* [The task] Up to and including the line containing "[[0.54, 3.04], [4.32, 3.04]], [[0.99, 1.66], [3.94, 1.66]]];", please reproduce the lines of the listing below, starting from the top.

** BEGIN **

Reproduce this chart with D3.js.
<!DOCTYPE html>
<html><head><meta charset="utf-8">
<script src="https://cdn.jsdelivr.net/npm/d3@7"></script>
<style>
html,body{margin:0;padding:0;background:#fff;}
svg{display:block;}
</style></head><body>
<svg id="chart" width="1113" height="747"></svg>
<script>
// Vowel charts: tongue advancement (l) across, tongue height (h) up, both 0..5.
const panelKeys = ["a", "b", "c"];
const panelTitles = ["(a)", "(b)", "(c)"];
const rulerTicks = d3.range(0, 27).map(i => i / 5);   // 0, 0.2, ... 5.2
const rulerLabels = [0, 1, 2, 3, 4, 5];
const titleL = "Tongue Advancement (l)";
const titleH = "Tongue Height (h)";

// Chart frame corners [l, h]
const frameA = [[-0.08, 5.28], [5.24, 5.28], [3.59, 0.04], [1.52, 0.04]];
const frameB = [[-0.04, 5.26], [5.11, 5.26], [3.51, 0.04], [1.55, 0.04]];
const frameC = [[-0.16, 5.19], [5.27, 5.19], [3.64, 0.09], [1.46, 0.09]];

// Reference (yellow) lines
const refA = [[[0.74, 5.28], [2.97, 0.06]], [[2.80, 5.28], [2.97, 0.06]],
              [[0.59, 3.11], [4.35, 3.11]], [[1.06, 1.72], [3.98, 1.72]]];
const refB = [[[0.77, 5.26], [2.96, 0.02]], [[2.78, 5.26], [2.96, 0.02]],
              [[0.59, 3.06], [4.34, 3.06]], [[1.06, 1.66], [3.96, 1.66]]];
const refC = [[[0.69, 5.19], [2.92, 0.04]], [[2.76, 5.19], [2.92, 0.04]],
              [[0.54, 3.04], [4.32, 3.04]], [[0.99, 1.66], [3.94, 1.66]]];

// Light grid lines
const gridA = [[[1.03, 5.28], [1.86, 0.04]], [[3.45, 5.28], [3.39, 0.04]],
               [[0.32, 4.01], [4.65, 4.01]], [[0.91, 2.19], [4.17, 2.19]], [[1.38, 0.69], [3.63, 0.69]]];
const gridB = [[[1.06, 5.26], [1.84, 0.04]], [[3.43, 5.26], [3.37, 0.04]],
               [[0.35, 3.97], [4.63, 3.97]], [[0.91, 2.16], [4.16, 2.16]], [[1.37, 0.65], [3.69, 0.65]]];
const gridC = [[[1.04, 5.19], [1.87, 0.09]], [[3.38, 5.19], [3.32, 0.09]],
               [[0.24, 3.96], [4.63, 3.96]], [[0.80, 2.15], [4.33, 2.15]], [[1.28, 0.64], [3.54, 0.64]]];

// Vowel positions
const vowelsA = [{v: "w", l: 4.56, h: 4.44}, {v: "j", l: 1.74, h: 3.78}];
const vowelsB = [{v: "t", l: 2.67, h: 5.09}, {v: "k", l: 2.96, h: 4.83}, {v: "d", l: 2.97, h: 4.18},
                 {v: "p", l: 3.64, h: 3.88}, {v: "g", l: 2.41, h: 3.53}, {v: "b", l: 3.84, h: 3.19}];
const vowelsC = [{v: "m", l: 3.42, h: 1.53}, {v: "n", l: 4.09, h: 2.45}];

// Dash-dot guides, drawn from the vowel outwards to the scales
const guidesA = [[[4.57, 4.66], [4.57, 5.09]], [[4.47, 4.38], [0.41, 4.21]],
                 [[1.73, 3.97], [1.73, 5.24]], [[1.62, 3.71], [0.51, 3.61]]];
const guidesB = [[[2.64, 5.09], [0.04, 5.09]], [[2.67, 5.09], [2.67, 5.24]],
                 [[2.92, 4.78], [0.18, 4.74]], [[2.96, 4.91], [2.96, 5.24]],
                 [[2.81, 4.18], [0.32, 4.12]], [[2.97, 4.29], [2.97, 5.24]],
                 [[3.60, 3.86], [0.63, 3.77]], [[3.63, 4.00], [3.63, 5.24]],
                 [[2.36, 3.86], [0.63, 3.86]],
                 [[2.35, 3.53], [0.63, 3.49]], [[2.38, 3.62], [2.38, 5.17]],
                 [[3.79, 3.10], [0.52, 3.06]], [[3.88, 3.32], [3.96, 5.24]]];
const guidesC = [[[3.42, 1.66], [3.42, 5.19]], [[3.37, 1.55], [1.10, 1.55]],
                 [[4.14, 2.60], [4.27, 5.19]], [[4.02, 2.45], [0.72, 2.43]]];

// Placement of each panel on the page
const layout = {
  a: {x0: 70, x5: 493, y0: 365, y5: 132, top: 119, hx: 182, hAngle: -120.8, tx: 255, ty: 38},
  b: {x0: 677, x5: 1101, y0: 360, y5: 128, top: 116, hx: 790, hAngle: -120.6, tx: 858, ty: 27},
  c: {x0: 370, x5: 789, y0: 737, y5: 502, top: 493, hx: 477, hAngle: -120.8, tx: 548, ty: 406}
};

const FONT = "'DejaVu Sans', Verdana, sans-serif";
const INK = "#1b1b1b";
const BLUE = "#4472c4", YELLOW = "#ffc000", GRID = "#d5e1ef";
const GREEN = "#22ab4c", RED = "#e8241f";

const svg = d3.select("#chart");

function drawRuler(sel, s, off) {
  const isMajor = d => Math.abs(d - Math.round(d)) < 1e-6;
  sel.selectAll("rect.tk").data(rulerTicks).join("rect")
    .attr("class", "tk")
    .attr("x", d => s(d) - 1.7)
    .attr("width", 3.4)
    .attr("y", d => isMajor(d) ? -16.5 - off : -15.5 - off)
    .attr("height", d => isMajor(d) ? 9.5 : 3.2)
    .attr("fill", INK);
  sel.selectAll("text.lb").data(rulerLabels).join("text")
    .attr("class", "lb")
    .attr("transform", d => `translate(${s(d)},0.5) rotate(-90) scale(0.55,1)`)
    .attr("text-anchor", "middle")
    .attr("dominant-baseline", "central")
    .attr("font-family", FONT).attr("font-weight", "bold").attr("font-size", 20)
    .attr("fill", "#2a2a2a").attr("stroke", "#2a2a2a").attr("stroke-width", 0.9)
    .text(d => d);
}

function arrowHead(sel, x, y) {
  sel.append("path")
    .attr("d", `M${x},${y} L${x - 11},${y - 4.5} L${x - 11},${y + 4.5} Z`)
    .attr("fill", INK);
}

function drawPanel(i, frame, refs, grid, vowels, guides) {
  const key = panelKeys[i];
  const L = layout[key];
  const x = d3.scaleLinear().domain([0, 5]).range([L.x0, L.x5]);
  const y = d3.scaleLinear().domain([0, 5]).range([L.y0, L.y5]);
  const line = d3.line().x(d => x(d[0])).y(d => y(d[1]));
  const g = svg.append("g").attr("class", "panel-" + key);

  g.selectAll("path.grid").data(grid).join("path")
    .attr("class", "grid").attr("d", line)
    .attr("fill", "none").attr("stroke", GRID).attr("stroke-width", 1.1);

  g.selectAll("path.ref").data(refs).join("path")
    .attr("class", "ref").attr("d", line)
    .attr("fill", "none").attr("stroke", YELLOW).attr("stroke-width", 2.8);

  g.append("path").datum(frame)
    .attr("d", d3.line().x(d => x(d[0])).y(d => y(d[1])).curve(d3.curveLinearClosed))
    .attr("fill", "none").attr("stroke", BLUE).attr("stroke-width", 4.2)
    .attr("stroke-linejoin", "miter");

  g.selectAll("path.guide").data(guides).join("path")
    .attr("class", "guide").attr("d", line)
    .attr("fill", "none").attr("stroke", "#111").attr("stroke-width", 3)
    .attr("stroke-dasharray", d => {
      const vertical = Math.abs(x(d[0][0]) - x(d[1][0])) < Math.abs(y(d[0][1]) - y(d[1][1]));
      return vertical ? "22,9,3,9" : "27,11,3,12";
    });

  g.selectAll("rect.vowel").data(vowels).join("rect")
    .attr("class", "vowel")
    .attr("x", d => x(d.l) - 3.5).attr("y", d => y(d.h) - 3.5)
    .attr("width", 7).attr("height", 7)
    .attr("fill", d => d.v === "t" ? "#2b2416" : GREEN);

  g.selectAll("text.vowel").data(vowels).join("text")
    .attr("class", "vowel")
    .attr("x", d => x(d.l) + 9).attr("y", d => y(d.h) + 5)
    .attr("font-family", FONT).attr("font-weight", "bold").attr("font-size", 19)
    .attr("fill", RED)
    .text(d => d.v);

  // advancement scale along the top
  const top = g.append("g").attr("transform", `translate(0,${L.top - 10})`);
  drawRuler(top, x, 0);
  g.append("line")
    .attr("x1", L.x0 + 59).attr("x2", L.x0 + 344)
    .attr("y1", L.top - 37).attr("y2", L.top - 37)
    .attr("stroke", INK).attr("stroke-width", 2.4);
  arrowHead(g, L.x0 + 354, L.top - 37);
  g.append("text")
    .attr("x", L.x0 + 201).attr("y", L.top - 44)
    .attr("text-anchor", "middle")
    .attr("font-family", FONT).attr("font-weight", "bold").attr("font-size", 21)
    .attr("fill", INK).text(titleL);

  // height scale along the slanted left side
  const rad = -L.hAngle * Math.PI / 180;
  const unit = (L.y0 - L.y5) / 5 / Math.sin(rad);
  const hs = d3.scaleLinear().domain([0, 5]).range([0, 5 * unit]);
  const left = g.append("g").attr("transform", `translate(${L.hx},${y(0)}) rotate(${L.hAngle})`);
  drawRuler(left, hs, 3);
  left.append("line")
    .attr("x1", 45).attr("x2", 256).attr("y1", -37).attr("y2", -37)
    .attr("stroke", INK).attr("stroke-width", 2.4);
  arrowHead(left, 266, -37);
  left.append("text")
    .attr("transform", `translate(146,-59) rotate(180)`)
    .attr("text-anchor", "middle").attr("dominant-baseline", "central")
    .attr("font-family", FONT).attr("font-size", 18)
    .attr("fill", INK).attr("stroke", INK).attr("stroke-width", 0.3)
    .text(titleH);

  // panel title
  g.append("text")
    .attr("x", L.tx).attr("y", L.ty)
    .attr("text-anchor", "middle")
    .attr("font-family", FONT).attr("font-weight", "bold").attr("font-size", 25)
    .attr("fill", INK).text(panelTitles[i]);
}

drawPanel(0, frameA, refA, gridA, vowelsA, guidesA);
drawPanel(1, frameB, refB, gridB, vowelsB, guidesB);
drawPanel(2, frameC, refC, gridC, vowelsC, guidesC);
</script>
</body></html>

** END **

* [Written response]
Reproduce this chart with D3.js.
<!DOCTYPE html>
<html><head><meta charset="utf-8">
<script src="https://cdn.jsdelivr.net/npm/d3@7"></script>
<style>
html,body{margin:0;padding:0;background:#fff;}
svg{display:block;}
</style></head><body>
<svg id="chart" width="1113" height="747"></svg>
<script>
// Vowel charts: tongue advancement (l) across, tongue height (h) up, both 0..5.
const panelKeys = ["a", "b", "c"];
const panelTitles = ["(a)", "(b)", "(c)"];
const rulerTicks = d3.range(0, 27).map(i => i / 5);   // 0, 0.2, ... 5.2
const rulerLabels = [0, 1, 2, 3, 4, 5];
const titleL = "Tongue Advancement (l)";
const titleH = "Tongue Height (h)";

// Chart frame corners [l, h]
const frameA = [[-0.08, 5.28], [5.24, 5.28], [3.59, 0.04], [1.52, 0.04]];
const frameB = [[-0.04, 5.26], [5.11, 5.26], [3.51, 0.04], [1.55, 0.04]];
const frameC = [[-0.16, 5.19], [5.27, 5.19], [3.64, 0.09], [1.46, 0.09]];

// Reference (yellow) lines
const refA = [[[0.74, 5.28], [2.97, 0.06]], [[2.80, 5.28], [2.97, 0.06]],
              [[0.59, 3.11], [4.35, 3.11]], [[1.06, 1.72], [3.98, 1.72]]];
const refB = [[[0.77, 5.26], [2.96, 0.02]], [[2.78, 5.26], [2.96, 0.02]],
              [[0.59, 3.06], [4.34, 3.06]], [[1.06, 1.66], [3.96, 1.66]]];
const refC = [[[0.69, 5.19], [2.92, 0.04]], [[2.76, 5.19], [2.92, 0.04]],
              [[0.54, 3.04], [4.32, 3.04]], [[0.99, 1.66], [3.94, 1.66]]];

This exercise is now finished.